Имея такой дешевый капитал, японские фирмы начали неустанную борьбу за долю рынка. Toshiba, Fujitsu и другие были столь же безжалостны в конкурентной борьбе друг с другом, несмотря на образ сотрудничества, нарисованный некоторыми американскими аналитиками. При этом, имея практически неограниченный объем банковских кредитов, они могли нести убытки, дожидаясь банкротства конкурентов. В начале 1980-х годов японские фирмы инвестировали в производственное оборудование на 60% больше, чем их американские конкуренты, хотя все участники отрасли сталкивались с одинаково жесткой конкуренцией, и почти никто не получал большой прибыли. Японские чипмейкеры продолжали инвестировать и производить, захватывая все большую и большую долю рынка. В результате через пять лет после появления 64-килобайтной микросхемы DRAM компания Intel, которая десятилетием ранее стала пионером в производстве микросхем DRAM, получила всего 1,7% мирового рынка DRAM, в то время как доля японских конкурентов на рынке резко возросла.

Японские компании удвоили производство DRAM в условиях вытеснения Кремниевой долины. В 1984 г. компания Hitachi потратила 80 млрд. иен на капитальные вложения в полупроводниковый бизнес по сравнению с 1,5 млрд. иен десятилетием ранее. В Toshiba расходы выросли с 3 до 75 млрд. иен, в NEC - с 3,5 до 110 млрд. иен. В 1985 году японские фирмы потратили 46% мировых капитальных затрат на полупроводники, тогда как американские - 35%. К 1990 году эти показатели стали еще более противоположными: на японские фирмы приходилась половина мировых инвестиций в оборудование для производства микросхем. Руководители японских компаний продолжали строить новые объекты до тех пор, пока их банки были рады оплачивать счета.

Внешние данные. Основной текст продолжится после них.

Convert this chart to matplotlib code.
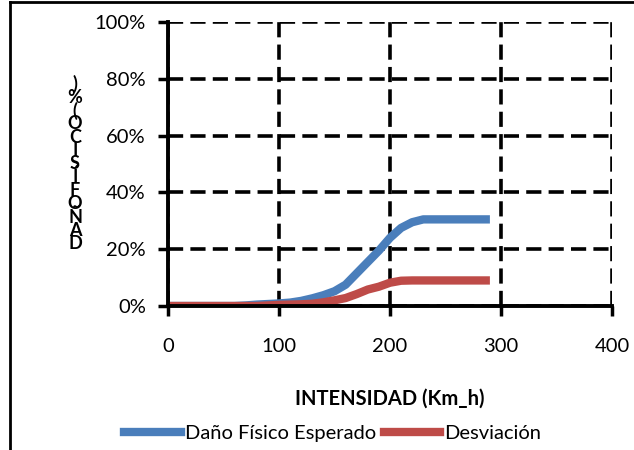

Японские чипмейкеры утверждали, что все это несправедливо. Американские полупроводниковые фирмы получают большую помощь от правительства, особенно по оборонным контрактам. В любом случае, американские потребители микросхем, такие как HP, имели неопровержимые доказательства того, что японские микросхемы просто лучше по качеству. Поэтому в 1980-х годах доля японского рынка микросхем DRAM росла каждый год за счет американских конкурентов. Японский полупроводниковый всплеск казался неостановимым, несмотря на апокалиптические прогнозы американских чипмейкеров. Вскоре вся Кремниевая долина должна была погибнуть, как подросток Джерри Сандерс в мусорном баке в Саут-Сайде.



Глава 17.

"Грузовой хлам"

Когда японский "джаггернаут" пронесся по американской индустрии высоких технологий, в затруднительном положении оказались не только компании, производящие микросхемы DRAM. Пострадали и многие их поставщики. В 1981 г. корпорация GCA была отмечена как одна из "самых горячих высокотехнологичных корпораций" Америки, быстро растущая за счет продажи оборудования, которое позволило реализовать закон Мура. За два десятилетия, прошедшие с тех пор, как физик Джей Лэтроп впервые перевернул свой микроскоп, чтобы посветить на химические вещества фоторезиста и "напечатать" узоры на полупроводниковых пластинах, процесс фотолитографии значительно усложнился. Давно прошли те времена, когда Боб Нойс ездил по калифорнийскому шоссе 101 на своем стареньком драндулете в поисках объективов для кинокамер для самодельного фотолитографического оборудования Fairchild. Теперь литография была большим бизнесом, и в начале 1980-х годов компания GCA находилась на вершине.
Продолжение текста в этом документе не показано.